Mediation is a consensual process that requires both sides to have a bona fide intent to try and resolve the dispute under the framework of support a mediator can provide. It is hard to have an ongoing relationship after potentially years of litigation is pursued on a win/lose basis through the courts. Mediation can avoid or minimise the bitterness of shareholder disputes which may involve longtime friends and/or family members who have worked together for some time.
However, as in Mascarenhas one of the parties can decline to mediate. As a consequence of this refusal they were, as allowed for under the Mediation Act 2017, penalised in the costs order made by the Court of Appeal. With each year that passes, from the commencement of the 2017 Act, there will be a growing awareness of the risks of refusing to mediate in such circumstances. Nonetheless the present position is between 20-40% of mediations will not conclude with an agreement. Whilst Mascarenhas may not be an archetypal shareholder dispute it will be no great surprise in the adversarial cauldron of litigation, arising from the breakdown in personal relations between shareholders, that the losing side to a High Court application under section 212 of the Companies Act 2014 Act will often go ‘all in’ and issue an appeal.
Tiered dispute resolution?
Along with mediation the best-known ADR method is arbitration. Broadly arbitration (when it works at its best) is quicker and cheaper than litigation. Arbitration is an adjudicative process similar to litigation, but it results in a final binding decision that can not be appealed. It is instead possible to apply to the High Court to have the arbitrator’s award set aside the application is not an appeal but an attempt, akin to an application for judicial review, to argue that there was an irregularity with the course of the arbitration such that it should not be allowed stand but should be set aside. However, since the passage of the 2010 Arbitration Act no more than a handful of awards have been set aside by the High Court. By and large if one agrees to arbitrate, the final word on the matters in dispute will be the expert arbitrator’s award.
The finality this brings will be attractive to those who may find themselves involved in an elongated time frame such as was seen in Mascarenhas. Arbitration can be used on its own or as part of a tiered dispute resolution process known as ‘arb-med’ or ‘med-arb’. It is probably the case that with the majority of mediations that do not succeed that the parties resume litigation in the High Court. Unless the case is in the fast-track Commercial Court the case may not then progress with particular speed and (as already referred to) there is the risk of the looser bringing an appeal.
However, if the unsuccessful mediation is bookended by an arbitration matters will conclude more quickly. Indeed, the parties may agree to what is known as expedited arbitration and can follow defined time periods such that they can have a 100-day arbitration.

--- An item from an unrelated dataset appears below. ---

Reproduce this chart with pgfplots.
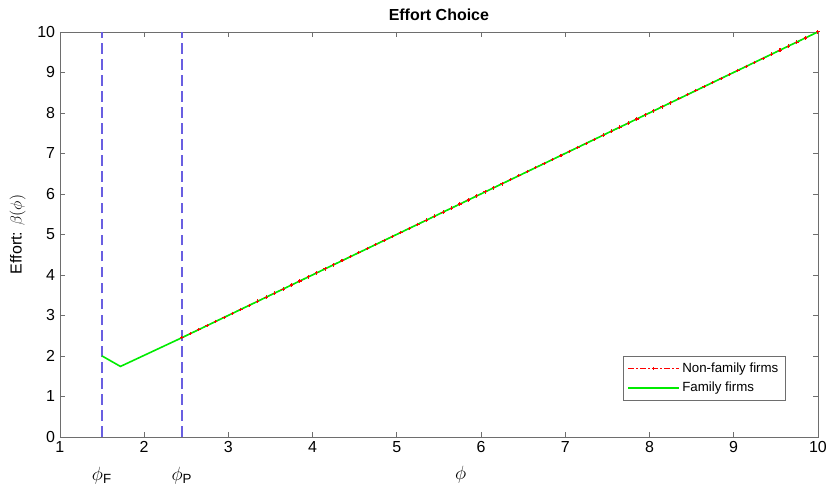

Conclusion: The case for mediation
Mediation can be a remarkably successful dispute resolution process which often, but not always, sees an agreement that resolves the differences that have arisen between shareholders. Many shareholder disputes involve friends or family members who have started a business. It can be especially difficult in the shadow of years of court applications for there to be any chance of a continuing relationship. Mediation a party driven facilitative process, which is confidential, quicker and cheaper than the courts, can be used on its own or in conjunction with arbitration to settle shareholder disputes expeditiously.
The views expressed above are the author’s own and do not reflect the views of The Bar of Ireland.